━━━ Extracted data ━━━

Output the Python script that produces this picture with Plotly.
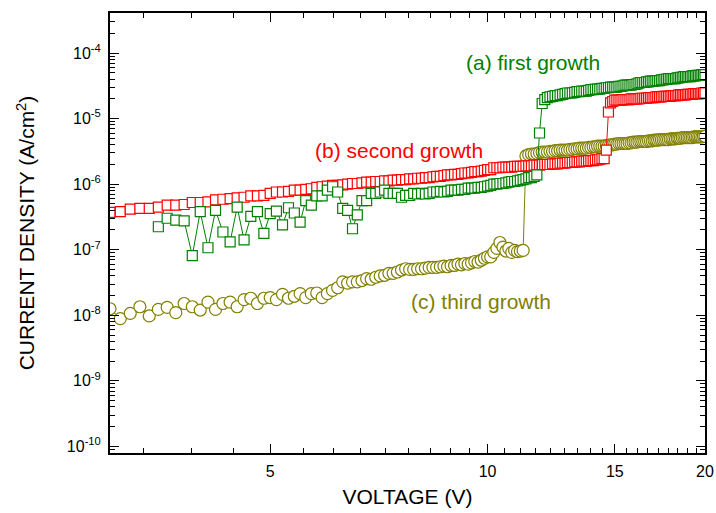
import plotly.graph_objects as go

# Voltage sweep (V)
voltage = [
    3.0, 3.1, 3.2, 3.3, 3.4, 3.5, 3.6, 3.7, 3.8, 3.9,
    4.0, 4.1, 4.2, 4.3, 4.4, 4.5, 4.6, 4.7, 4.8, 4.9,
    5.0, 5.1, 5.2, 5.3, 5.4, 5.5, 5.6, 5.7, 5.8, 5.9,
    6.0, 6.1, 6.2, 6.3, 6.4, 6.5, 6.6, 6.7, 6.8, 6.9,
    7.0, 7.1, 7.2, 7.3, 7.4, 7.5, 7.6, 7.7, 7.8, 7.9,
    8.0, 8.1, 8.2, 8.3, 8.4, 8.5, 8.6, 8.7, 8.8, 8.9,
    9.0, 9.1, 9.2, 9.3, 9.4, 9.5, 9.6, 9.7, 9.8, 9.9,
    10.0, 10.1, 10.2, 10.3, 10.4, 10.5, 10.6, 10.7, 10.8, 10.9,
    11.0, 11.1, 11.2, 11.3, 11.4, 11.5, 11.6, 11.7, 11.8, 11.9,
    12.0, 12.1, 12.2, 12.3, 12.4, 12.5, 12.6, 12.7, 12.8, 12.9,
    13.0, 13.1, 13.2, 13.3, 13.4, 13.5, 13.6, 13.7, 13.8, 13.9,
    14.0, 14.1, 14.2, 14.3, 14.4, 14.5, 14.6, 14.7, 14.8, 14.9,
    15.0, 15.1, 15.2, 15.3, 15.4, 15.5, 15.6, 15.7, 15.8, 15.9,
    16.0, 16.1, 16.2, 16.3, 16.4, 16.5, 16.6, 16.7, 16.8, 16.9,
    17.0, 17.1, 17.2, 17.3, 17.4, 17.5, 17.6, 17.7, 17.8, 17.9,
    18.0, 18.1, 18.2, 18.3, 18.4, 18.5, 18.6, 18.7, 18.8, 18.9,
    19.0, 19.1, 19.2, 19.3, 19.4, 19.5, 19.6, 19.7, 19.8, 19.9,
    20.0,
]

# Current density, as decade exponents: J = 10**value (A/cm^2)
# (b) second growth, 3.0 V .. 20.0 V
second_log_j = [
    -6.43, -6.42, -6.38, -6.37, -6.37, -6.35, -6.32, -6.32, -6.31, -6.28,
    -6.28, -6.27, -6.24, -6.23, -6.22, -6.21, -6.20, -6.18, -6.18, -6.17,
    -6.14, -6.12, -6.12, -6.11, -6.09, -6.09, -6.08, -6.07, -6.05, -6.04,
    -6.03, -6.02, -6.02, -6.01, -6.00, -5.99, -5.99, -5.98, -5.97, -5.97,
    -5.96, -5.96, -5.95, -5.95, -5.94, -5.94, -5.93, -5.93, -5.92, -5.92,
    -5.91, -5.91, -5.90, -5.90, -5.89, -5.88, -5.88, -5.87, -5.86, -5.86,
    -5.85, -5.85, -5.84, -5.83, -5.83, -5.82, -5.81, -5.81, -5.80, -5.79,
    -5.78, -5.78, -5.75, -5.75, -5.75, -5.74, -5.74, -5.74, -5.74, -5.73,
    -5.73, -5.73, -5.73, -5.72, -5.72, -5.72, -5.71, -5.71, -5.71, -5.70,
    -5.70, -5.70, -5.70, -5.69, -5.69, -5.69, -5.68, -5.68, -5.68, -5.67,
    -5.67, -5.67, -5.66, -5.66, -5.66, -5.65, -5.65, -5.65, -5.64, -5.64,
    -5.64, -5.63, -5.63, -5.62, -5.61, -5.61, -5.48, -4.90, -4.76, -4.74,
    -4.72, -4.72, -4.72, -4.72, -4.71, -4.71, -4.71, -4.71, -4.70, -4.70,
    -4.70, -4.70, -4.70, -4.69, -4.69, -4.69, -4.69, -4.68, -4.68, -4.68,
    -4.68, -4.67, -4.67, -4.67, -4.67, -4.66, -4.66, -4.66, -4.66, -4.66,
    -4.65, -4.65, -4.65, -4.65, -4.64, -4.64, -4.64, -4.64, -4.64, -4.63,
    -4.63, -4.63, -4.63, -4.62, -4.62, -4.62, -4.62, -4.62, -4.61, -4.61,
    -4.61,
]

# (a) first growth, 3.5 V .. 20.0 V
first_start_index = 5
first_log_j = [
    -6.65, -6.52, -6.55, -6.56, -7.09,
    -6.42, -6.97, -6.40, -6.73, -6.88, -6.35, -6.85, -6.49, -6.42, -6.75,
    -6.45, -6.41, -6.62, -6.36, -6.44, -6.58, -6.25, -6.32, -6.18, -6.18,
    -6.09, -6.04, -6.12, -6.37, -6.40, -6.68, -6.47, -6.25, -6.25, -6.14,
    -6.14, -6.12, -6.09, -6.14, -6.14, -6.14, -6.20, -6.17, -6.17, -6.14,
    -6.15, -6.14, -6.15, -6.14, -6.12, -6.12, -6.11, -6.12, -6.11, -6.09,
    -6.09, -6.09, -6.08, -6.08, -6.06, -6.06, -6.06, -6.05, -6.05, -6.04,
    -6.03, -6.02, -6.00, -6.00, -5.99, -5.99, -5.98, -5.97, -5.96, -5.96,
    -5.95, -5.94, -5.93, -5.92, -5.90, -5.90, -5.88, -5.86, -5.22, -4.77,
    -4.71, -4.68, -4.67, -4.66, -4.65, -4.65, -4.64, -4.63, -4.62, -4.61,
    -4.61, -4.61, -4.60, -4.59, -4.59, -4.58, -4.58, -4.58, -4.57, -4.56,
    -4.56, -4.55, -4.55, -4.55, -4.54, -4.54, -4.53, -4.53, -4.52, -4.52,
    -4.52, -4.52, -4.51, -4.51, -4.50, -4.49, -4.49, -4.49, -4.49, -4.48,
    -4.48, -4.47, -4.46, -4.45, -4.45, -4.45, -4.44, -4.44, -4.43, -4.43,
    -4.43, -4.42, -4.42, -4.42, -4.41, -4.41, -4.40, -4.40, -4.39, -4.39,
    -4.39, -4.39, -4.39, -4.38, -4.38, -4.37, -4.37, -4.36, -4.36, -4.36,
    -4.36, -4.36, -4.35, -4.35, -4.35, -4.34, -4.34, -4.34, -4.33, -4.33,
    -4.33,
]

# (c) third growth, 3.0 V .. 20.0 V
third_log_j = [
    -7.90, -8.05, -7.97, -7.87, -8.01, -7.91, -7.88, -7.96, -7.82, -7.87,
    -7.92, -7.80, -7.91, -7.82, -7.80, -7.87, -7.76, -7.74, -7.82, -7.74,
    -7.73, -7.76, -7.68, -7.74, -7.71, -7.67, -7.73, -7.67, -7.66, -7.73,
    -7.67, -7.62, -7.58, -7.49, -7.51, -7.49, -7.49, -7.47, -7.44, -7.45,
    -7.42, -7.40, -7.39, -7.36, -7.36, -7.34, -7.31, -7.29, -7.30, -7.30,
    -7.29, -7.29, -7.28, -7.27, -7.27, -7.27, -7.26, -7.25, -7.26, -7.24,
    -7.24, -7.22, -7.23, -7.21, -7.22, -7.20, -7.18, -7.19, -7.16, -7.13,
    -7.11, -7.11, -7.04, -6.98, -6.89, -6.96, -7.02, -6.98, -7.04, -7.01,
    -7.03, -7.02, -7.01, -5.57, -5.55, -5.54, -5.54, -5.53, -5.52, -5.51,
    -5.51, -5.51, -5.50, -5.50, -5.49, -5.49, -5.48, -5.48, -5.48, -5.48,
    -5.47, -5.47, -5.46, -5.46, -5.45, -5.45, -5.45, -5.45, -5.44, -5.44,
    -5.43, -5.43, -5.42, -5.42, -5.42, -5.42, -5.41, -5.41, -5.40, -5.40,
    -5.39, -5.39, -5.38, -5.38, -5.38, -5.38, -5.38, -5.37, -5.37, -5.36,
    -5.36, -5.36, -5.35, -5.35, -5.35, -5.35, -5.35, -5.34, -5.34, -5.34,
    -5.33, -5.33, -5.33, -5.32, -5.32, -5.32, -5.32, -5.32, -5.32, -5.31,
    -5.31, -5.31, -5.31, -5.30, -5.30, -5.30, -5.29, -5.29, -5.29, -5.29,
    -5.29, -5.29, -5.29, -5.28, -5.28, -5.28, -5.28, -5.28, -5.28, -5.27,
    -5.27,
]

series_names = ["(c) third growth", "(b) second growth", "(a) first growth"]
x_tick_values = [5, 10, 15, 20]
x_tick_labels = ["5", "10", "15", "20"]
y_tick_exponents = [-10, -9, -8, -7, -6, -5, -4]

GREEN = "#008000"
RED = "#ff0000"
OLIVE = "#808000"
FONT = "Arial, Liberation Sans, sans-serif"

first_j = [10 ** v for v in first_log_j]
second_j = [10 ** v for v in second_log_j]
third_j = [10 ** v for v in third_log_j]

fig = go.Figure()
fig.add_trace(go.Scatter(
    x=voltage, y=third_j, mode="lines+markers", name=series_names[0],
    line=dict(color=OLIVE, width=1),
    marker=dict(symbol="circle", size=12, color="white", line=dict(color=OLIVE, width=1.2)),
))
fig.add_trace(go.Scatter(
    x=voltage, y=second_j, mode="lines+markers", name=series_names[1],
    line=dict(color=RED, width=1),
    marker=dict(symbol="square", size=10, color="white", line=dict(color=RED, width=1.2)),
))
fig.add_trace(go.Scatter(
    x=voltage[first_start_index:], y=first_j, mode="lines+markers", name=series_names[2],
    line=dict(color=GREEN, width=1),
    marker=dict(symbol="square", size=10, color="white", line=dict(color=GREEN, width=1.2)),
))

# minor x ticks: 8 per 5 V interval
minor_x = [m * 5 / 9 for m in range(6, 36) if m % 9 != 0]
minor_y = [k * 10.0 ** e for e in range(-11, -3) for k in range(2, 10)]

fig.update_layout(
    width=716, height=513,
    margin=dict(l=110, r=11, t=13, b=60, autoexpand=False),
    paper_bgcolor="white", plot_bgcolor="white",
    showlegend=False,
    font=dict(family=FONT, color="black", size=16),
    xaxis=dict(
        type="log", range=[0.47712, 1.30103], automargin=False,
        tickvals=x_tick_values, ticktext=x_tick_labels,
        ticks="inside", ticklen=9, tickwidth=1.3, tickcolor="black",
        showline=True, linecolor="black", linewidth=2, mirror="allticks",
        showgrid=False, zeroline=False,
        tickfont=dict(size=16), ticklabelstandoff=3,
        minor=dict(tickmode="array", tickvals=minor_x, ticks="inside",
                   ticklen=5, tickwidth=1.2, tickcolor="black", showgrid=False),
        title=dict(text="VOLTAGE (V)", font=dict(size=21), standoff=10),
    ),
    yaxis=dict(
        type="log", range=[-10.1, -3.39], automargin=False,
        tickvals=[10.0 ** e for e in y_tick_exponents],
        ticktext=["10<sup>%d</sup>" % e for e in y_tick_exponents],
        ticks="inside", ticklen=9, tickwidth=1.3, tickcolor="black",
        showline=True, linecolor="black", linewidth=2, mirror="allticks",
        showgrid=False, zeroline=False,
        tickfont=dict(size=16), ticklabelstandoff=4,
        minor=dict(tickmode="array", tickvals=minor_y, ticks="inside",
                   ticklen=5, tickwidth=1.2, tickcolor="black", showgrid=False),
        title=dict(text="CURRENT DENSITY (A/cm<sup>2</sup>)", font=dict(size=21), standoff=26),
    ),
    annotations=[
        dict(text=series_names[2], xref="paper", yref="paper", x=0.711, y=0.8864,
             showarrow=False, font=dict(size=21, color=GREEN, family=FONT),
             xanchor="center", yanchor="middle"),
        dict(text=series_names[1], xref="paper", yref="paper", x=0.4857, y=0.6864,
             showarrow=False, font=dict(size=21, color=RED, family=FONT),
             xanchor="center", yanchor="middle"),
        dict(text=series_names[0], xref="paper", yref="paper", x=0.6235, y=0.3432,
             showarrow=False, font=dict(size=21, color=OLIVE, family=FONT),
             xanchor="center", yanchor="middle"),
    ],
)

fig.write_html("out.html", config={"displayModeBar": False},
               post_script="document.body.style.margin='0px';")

━━━
━━━ Extracted data ━━━

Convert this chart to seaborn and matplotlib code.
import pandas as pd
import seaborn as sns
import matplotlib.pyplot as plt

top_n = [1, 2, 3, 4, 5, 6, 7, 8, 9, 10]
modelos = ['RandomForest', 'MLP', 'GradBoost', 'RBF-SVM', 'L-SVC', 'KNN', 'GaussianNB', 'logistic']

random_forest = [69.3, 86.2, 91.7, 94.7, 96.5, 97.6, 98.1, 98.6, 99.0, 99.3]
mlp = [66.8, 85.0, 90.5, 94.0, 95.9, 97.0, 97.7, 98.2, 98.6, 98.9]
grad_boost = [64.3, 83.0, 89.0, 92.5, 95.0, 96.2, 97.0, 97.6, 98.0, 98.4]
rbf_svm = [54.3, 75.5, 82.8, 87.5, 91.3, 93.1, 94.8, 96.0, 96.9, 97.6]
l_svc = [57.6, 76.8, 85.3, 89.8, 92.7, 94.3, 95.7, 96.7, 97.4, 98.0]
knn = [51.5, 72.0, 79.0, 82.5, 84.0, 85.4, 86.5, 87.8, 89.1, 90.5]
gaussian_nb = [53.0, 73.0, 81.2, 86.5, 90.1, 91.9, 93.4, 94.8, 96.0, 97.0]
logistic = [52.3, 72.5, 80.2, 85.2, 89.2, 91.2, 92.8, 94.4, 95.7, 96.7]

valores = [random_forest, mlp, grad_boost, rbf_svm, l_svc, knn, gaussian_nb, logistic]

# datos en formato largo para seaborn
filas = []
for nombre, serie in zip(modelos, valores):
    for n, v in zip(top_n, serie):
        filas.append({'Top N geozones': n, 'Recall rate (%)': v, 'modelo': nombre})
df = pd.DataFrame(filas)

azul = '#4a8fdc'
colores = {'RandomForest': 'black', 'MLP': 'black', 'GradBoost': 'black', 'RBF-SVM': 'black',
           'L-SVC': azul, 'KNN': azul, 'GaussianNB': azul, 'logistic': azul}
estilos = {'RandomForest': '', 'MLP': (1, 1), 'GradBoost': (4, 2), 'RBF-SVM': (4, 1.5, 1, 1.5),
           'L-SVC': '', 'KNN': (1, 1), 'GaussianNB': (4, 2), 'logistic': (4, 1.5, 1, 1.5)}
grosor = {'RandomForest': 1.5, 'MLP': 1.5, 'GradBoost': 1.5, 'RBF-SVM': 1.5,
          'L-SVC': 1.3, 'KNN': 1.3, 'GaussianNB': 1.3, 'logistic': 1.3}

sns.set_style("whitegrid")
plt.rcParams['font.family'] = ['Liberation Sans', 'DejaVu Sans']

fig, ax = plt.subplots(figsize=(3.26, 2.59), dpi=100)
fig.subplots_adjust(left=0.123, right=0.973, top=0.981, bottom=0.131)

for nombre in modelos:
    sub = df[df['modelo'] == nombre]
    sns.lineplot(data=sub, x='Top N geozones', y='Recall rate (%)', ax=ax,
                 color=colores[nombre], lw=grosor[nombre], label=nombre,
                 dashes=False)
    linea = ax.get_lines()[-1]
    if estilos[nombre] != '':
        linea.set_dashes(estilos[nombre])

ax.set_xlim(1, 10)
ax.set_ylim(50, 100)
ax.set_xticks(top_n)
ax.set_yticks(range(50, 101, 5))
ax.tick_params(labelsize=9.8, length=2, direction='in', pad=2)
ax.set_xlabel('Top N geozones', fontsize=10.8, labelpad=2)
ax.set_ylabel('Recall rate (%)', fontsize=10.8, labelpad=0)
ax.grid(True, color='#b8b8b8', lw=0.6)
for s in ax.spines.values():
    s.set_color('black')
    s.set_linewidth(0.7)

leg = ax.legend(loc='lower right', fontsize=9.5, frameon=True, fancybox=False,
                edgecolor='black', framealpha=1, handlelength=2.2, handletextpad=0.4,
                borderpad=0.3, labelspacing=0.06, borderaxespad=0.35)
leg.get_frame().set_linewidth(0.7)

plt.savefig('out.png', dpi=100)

━━━
━━━ Extracted data ━━━

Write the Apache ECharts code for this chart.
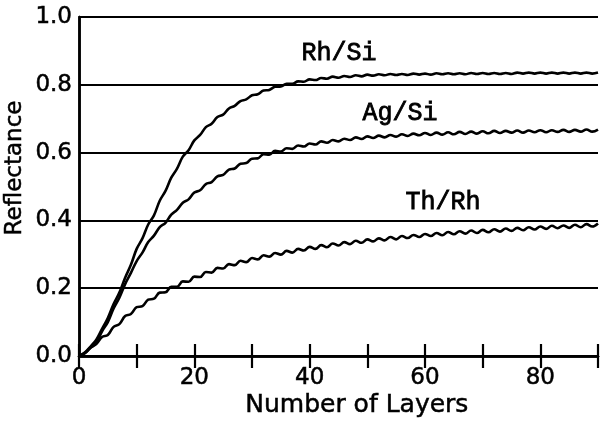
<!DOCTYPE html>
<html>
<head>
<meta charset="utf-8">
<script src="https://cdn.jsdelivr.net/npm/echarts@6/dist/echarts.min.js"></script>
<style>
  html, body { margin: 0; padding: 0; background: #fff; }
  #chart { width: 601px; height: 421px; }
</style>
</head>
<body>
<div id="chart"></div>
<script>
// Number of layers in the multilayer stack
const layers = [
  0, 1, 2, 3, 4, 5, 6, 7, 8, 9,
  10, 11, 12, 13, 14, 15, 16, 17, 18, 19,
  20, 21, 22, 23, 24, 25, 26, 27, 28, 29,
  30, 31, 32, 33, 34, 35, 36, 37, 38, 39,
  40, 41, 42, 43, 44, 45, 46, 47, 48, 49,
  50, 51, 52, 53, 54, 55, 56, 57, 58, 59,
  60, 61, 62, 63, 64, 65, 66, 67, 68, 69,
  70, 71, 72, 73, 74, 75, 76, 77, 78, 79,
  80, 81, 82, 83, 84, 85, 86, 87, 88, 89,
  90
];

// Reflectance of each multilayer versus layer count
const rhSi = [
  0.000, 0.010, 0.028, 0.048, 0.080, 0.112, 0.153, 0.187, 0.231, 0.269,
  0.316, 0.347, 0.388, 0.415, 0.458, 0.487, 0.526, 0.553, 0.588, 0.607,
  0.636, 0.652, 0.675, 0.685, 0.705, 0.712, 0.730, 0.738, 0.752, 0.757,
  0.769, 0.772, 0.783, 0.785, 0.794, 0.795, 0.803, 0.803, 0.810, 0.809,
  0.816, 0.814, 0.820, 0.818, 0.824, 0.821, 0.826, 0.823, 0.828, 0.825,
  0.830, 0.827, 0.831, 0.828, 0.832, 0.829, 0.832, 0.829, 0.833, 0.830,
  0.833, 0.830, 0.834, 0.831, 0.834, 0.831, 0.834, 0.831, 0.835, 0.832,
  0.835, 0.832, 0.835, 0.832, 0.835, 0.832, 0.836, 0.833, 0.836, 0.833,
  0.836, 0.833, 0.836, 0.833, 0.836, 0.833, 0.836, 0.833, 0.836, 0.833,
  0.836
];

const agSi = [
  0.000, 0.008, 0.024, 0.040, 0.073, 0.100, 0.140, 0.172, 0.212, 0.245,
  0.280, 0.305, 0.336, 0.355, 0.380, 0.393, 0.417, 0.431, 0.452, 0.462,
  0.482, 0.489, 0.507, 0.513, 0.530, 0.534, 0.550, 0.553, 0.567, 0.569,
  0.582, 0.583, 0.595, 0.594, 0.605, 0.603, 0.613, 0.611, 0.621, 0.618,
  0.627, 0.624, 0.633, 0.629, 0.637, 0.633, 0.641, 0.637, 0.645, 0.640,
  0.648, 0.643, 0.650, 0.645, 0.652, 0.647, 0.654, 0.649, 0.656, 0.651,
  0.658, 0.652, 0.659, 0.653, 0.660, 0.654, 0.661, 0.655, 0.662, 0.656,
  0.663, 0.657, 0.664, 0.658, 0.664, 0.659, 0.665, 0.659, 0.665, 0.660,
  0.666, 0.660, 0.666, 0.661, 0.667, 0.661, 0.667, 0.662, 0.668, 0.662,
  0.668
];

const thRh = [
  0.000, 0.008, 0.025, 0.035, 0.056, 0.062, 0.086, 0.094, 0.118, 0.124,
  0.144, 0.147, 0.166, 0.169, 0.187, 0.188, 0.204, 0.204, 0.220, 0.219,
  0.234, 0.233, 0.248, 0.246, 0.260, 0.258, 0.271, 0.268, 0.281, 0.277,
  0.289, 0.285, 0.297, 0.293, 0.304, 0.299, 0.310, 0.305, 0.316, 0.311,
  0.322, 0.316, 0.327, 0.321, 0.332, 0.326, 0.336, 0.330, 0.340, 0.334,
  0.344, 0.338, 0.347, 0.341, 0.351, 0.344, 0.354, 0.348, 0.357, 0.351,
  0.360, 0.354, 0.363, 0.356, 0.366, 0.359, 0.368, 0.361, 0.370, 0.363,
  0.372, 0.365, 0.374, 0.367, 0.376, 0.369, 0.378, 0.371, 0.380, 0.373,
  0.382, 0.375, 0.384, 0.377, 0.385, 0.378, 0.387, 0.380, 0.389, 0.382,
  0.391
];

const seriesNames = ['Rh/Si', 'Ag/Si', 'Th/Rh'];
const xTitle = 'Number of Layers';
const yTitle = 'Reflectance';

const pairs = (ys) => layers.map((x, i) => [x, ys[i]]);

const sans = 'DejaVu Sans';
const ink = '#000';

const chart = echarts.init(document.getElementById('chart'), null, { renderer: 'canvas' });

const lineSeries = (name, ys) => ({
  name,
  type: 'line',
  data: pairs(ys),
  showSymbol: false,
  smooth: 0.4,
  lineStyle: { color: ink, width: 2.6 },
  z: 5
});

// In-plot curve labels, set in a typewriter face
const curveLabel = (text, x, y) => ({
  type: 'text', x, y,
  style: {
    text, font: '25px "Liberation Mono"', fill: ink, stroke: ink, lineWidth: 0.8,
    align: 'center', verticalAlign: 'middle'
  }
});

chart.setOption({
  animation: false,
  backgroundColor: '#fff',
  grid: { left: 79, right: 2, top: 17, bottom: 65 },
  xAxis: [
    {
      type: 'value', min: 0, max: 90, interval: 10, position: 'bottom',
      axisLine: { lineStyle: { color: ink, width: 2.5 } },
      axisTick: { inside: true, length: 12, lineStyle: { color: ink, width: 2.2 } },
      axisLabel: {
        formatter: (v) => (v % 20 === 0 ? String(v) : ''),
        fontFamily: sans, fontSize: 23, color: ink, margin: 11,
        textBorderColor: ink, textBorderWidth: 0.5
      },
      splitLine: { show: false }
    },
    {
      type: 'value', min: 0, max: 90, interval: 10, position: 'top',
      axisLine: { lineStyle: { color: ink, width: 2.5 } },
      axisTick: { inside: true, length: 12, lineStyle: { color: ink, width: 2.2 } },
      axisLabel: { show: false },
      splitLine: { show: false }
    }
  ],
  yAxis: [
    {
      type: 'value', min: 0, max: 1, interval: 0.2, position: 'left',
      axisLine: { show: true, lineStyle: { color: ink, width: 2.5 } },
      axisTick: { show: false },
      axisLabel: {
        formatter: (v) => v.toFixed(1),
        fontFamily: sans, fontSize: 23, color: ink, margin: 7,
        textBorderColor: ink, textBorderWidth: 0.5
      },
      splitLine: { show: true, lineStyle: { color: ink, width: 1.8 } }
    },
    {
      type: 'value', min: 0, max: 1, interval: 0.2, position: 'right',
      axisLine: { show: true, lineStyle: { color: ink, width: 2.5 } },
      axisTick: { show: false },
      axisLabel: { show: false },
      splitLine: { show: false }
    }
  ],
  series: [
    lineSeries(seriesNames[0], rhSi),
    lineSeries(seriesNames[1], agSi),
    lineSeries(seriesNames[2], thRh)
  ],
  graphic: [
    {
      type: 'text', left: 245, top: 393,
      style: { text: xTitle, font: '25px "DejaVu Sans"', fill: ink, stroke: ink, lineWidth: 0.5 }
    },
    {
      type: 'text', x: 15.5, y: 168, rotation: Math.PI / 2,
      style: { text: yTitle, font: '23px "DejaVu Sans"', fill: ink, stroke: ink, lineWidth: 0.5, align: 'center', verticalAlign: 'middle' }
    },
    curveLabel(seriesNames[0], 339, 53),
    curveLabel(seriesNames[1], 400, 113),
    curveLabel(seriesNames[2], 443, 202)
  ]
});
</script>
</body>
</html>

━━━

Problem requirements:
The lines to print start at the line containing "Output the Python" and end at the line containing "import plotly.graph_objects as go"; print them exactly, both ends included, and leave out every picture.

Written response:
Output the Python script that produces this picture with Plotly.
import plotly.graph_objects as go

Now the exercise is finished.